**TO DO:** Pick out each line containing the string "Emit" and copy it.

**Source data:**
+-------+

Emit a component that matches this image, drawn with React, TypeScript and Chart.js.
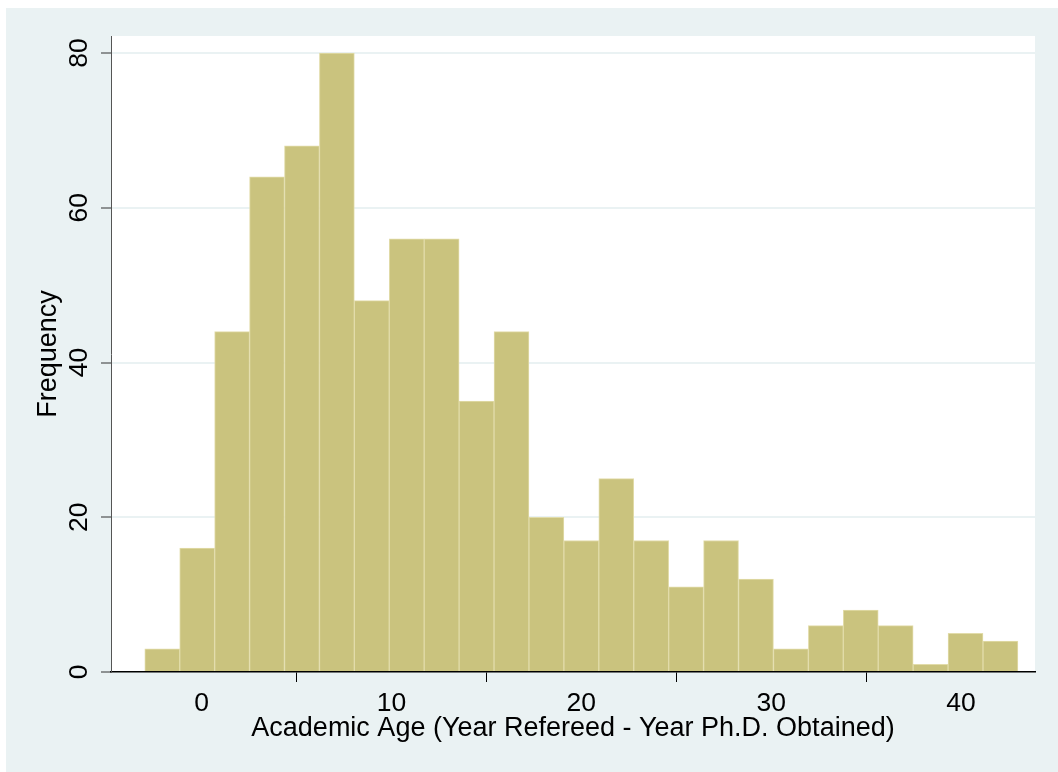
import React, { useEffect, useRef } from "react";
import { Chart, registerables } from "chart.js";

Chart.register(...registerables);

// Histogram bins (bin centres, width 1.84) and frequencies
const binCenters = [
  -2.08, -0.24, 1.6, 3.44, 5.28, 7.12, 8.96, 10.8, 12.64, 14.48, 16.32, 18.16, 20.0,
  21.84, 23.68, 25.52, 27.36, 29.2, 31.04, 32.88, 34.72, 36.56, 38.4, 40.24, 42.08,
];
const frequencies = [
  3, 16, 44, 64, 68, 80, 48, 56, 56, 35, 44, 20, 17, 25, 17, 11, 17, 12, 3, 6, 8, 6, 1, 5, 4,
];
const xTickValues = [0, 10, 20, 30, 40];
const yTickValues = [0, 20, 40, 60, 80];
const xTitle = "Academic Age (Year Refereed - Year Ph.D. Obtained)";
const yTitle = "Frequency";

const FONT = "'Liberation Sans', Arial, Helvetica, sans-serif";
const OUTER_BG = "#eaf2f3";
const BAR_FILL = "#cac37e";
const BAR_EDGE = "#e2dcaa";

export default function App() {
  const ref = useRef<HTMLCanvasElement>(null);

  useEffect(() => {
    const canvas = ref.current;
    if (!canvas) return;

    const backgroundPlugin = {
      id: "stataBackground",
      beforeDraw(chart: any) {
        const { ctx, chartArea: a, width, height } = chart;
        ctx.save();
        ctx.fillStyle = OUTER_BG;
        ctx.fillRect(0, 0, width, height);
        ctx.fillStyle = "#ffffff";
        ctx.fillRect(a.left, a.top, a.right - a.left, a.bottom - a.top);
        ctx.restore();
      },
    };

    const yLabelPlugin = {
      id: "rotatedYLabels",
      afterDraw(chart: any) {
        const { ctx } = chart;
        const s = chart.scales.y;
        ctx.save();
        ctx.fillStyle = "#000000";
        ctx.font = `26.5px ${FONT}`;
        ctx.textAlign = "center";
        ctx.textBaseline = "middle";
        for (const v of yTickValues) {
          const py = s.getPixelForValue(v);
          ctx.save();
          ctx.translate(s.right - 31, py);
          ctx.rotate(-Math.PI / 2);
          ctx.fillText(String(v), 0, 0);
          ctx.restore();
        }
        ctx.restore();
      },
    };

    const chart = new Chart(canvas, {
      type: "bar",
      data: {
        datasets: [
          {
            data: binCenters.map((x, i) => ({ x, y: frequencies[i] })),
            backgroundColor: BAR_FILL,
            borderColor: BAR_EDGE,
            borderWidth: 1,
            categoryPercentage: 1,
            barPercentage: 1,
          },
        ],
      },
      options: {
        responsive: false,
        animation: false,
        devicePixelRatio: 1,
        layout: { padding: { left: 0, top: 28, right: 23, bottom: 0 } },
        plugins: {
          legend: { display: false },
          tooltip: { enabled: false },
        },
        scales: {
          x: {
            type: "linear",
            position: "bottom",
            min: -4.78,
            max: 43.9,
            offset: false,
            z: 1,
            afterBuildTicks(scale: any) {
              scale.ticks = xTickValues.map((value) => ({ value }));
            },
            afterFit(scale: any) {
              scale.height = 100;
            },
            grid: {
              drawOnChartArea: false,
              drawTicks: true,
              tickLength: 10,
              tickColor: "#000000",
              tickWidth: 1,
            },
            border: { display: true, color: "#000000", width: 1.5 },
            ticks: {
              autoSkip: false,
              maxRotation: 0,
              minRotation: 0,
              padding: 6,
              color: "#000000",
              font: { family: FONT, size: 26.5 },
              callback: (v: any) => String(v),
            },
            title: {
              display: true,
              text: xTitle,
              color: "#000000",
              font: { family: FONT, size: 27 },
              padding: { top: 0, bottom: 27 },
            },
          },
          y: {
            type: "linear",
            position: "left",
            min: 0,
            max: 82.2,
            afterBuildTicks(scale: any) {
              scale.ticks = yTickValues.map((value) => ({ value }));
            },
            afterFit(scale: any) {
              scale.width = 105;
            },
            grid: {
              drawOnChartArea: true,
              drawTicks: true,
              tickLength: 10,
              color: (c: any) => (c.tick && c.tick.value === 0 ? "rgba(0,0,0,0)" : OUTER_BG),
              lineWidth: 2,
              tickColor: "#333333",
              tickWidth: 1,
            },
            border: { display: true, color: "#555555", width: 1 },
            ticks: { display: false },
            title: {
              display: true,
              text: yTitle,
              color: "#000000",
              font: { family: FONT, size: 27 },
              padding: { top: 26.5, bottom: 0 },
            },
          },
        },
      },
      plugins: [backgroundPlugin, yLabelPlugin],
    });

    return () => chart.destroy();
  }, []);

  return (
    <div
      style={{
        position: "fixed",
        left: 6,
        top: 8,
        right: 0,
        bottom: 0,
        background: OUTER_BG,
        overflow: "hidden",
      }}
    >
      <canvas ref={ref} width={1052} height={764} style={{ display: "block" }} />
    </div>
  );
}
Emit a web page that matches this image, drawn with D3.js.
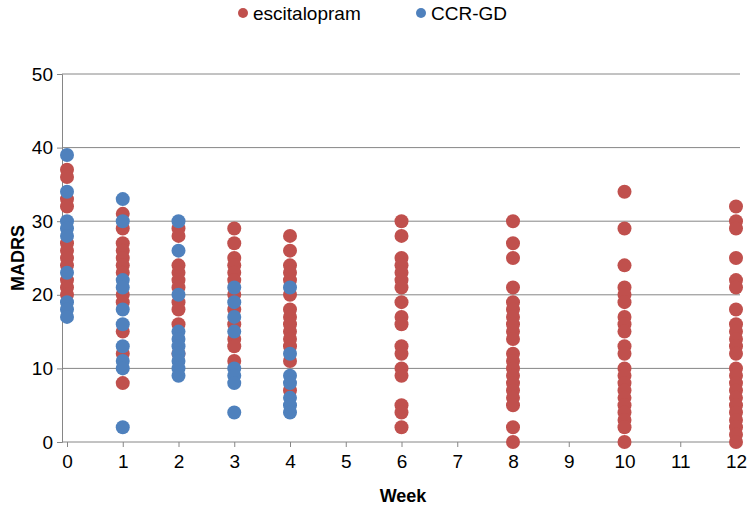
<!DOCTYPE html>
<html><head><meta charset="utf-8">
<script src="https://cdn.jsdelivr.net/npm/d3@7"></script>
<style>body{margin:0;background:#fff}</style>
</head><body>
<script>
const seriesNames = ["escitalopram", "CCR-GD"];
const seriesColors = ["#C0504D", "#4F81BD"];
const xTicks = [0,1,2,3,4,5,6,7,8,9,10,11,12];
const yTicks = [0,10,20,30,40,50];

// escitalopram: [week, MADRS]
const escWeeks = [0,1,2,3,4,6,8,10,12];
const escValues = [
  [37,36,33,32,27,26,25,24,22,21,20],
  [31,29,27,26,25,24,23,20,19,15,12,8],
  [29,28,24,23,22,21,19,18,16,12],
  [29,27,25,24,23,22,20,18,16,14,13,11],
  [28,26,24,23,22,20,18,17,16,15,14,13,11,7],
  [30,28,25,24,23,22,21,19,17,16,13,12,10,9,5,4,2],
  [30,27,25,21,19,18,17,16,15,14,12,11,10,9,8,7,6,5,2,0],
  [34,29,24,21,20,19,17,16,15,13,12,10,9,8,7,6,5,4,3,2,0],
  [32,30,29,25,22,21,18,16,15,14,13,12,10,9,8,7,6,5,4,3,2,1,0]
];
// CCR-GD
const ccrWeeks = [0,1,2,3,4];
const ccrValues = [
  [39,34,30,29,28,23,19,18,17],
  [33,30,22,21,18,16,13,11,10,2],
  [30,26,20,15,14,13,12,11,10,9],
  [21,19,17,15,10,9,8,4],
  [21,12,9,8,6,5,4]
];

const W = 750, H = 506;
const FONT = "Arial, 'Liberation Sans', sans-serif";
const svg = d3.select("body").append("svg").attr("width", W).attr("height", H)
  .style("font-family", FONT);

const x = d3.scaleLinear().domain([0, 12]).range([67, 736]);
const y = d3.scaleLinear().domain([0, 50]).range([442, 74]);
const axisLeft = 62, axisRight = 740;

// gridlines
svg.append("g").selectAll("line").data(yTicks.filter(d => d > 0)).join("line")
  .attr("x1", axisLeft).attr("x2", axisRight)
  .attr("y1", d => y(d)).attr("y2", d => y(d))
  .attr("stroke", "#868686").attr("stroke-width", 1);

// y axis
const yAxis = d3.axisLeft(y).tickValues(yTicks).tickSize(5).tickPadding(4);
const gy = svg.append("g").attr("transform", `translate(${axisLeft},0)`).call(yAxis);
gy.select(".domain").attr("stroke", "#868686");
gy.selectAll(".tick line").attr("stroke", "#868686");
gy.selectAll("text").attr("font-size", 19).attr("fill", "#000").style("font-family", FONT);

// x axis
const xAxis = d3.axisBottom(x).tickValues(xTicks).tickSize(5).tickPadding(8).tickFormat(d3.format("d"));
const gx = svg.append("g").attr("transform", `translate(0,${y(0)})`).call(xAxis);
gx.select(".domain").attr("d", `M${axisLeft},0H${axisRight}`).attr("stroke", "#868686");
gx.selectAll(".tick line").attr("stroke", "#868686");
gx.selectAll("text").attr("font-size", 19).attr("fill", "#000").style("font-family", FONT);

// axis titles
svg.append("text").attr("x", (axisLeft + axisRight) / 2 + 2).attr("y", 502)
  .attr("text-anchor", "middle").attr("font-size", 18).attr("font-weight", "bold").text("Week");
svg.append("text").attr("transform", `translate(24,${y(25)}) rotate(-90)`)
  .attr("text-anchor", "middle").attr("font-size", 18).attr("font-weight", "bold").text("MADRS");

// points
function flatten(weeks, vals) {
  const out = [];
  weeks.forEach((w, i) => vals[i].forEach(v => out.push({ w, v })));
  return out;
}
const r = 7;
svg.append("g").selectAll("circle").data(flatten(escWeeks, escValues)).join("circle")
  .attr("cx", d => x(d.w)).attr("cy", d => y(d.v)).attr("r", r).attr("fill", seriesColors[0]);
svg.append("g").selectAll("circle").data(flatten(ccrWeeks, ccrValues)).join("circle")
  .attr("cx", d => x(d.w)).attr("cy", d => y(d.v)).attr("r", r).attr("fill", seriesColors[1]);

// legend
const legendX = [243, 421];
const lg = svg.append("g");
seriesNames.forEach((n, i) => {
  lg.append("circle").attr("cx", legendX[i]).attr("cy", 13).attr("r", 5).attr("fill", seriesColors[i]);
  lg.append("text").attr("x", legendX[i] + 10).attr("y", 20).attr("font-size", 19).attr("fill", "#000").text(n);
});
</script>
</body></html>
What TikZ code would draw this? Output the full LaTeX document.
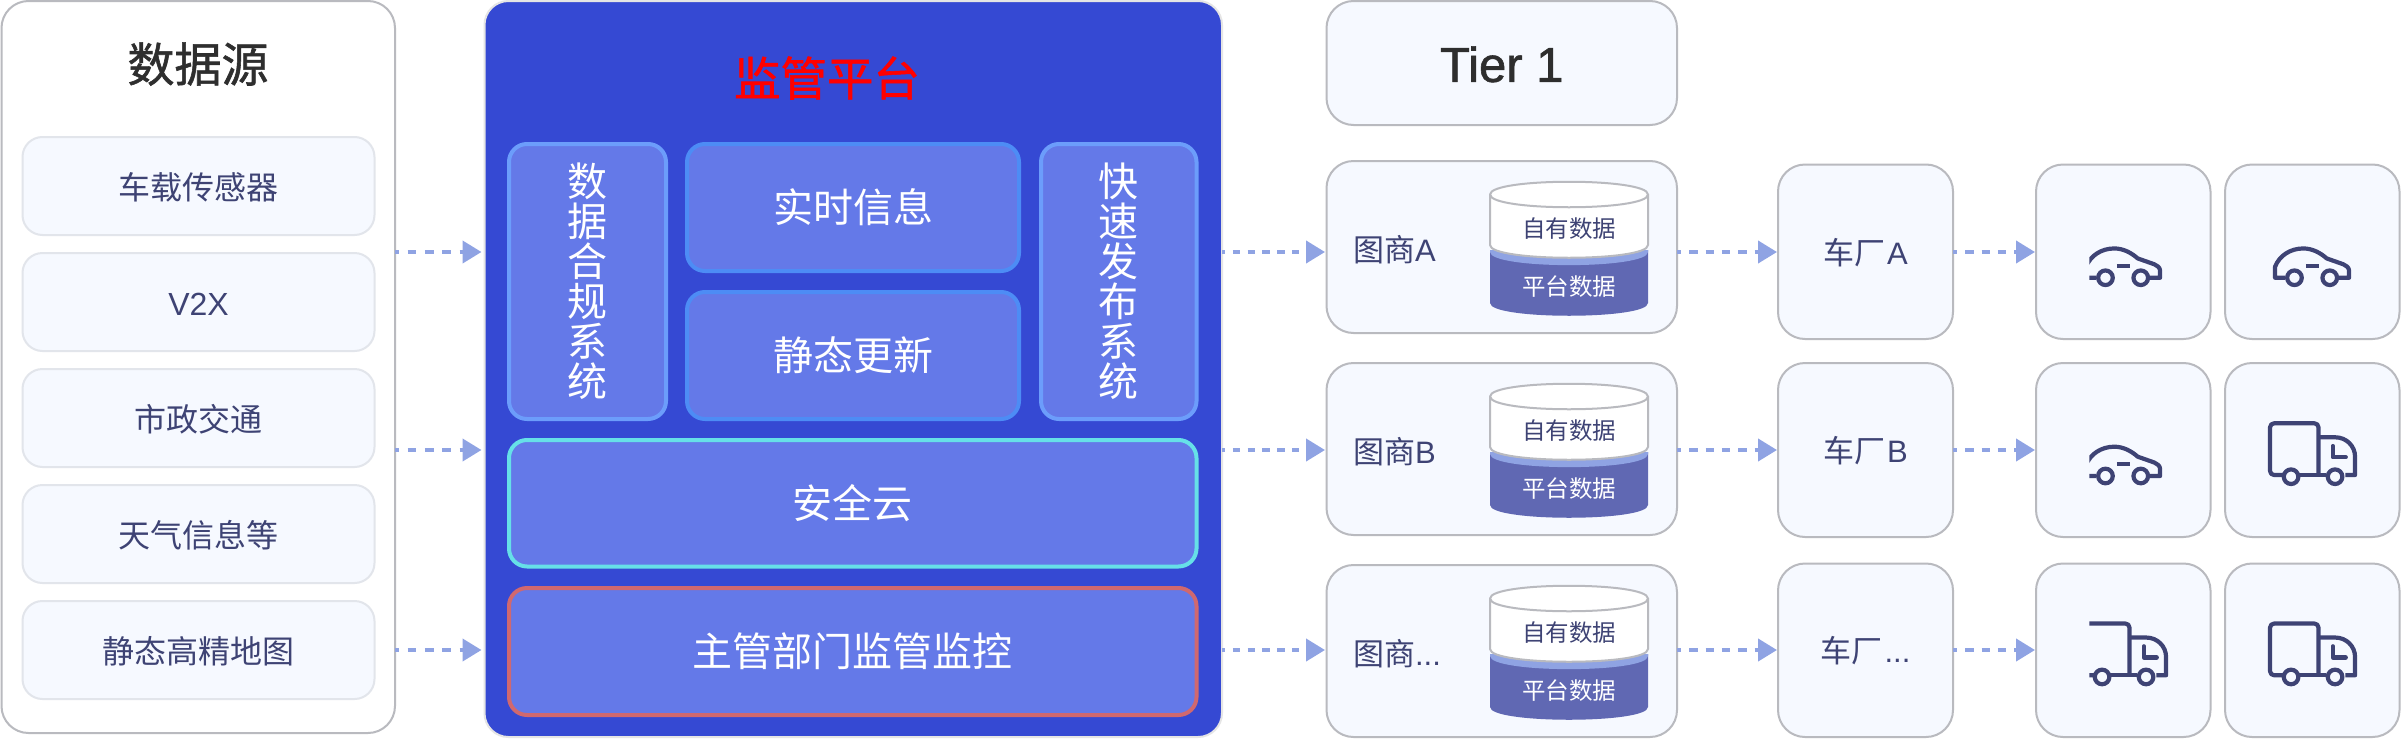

+-------+

**WRITTEN REPLY:**
Emit a component that matches this image, drawn with React, TypeScript and Chart.js.
Emit a web page that matches this image, drawn with D3.js.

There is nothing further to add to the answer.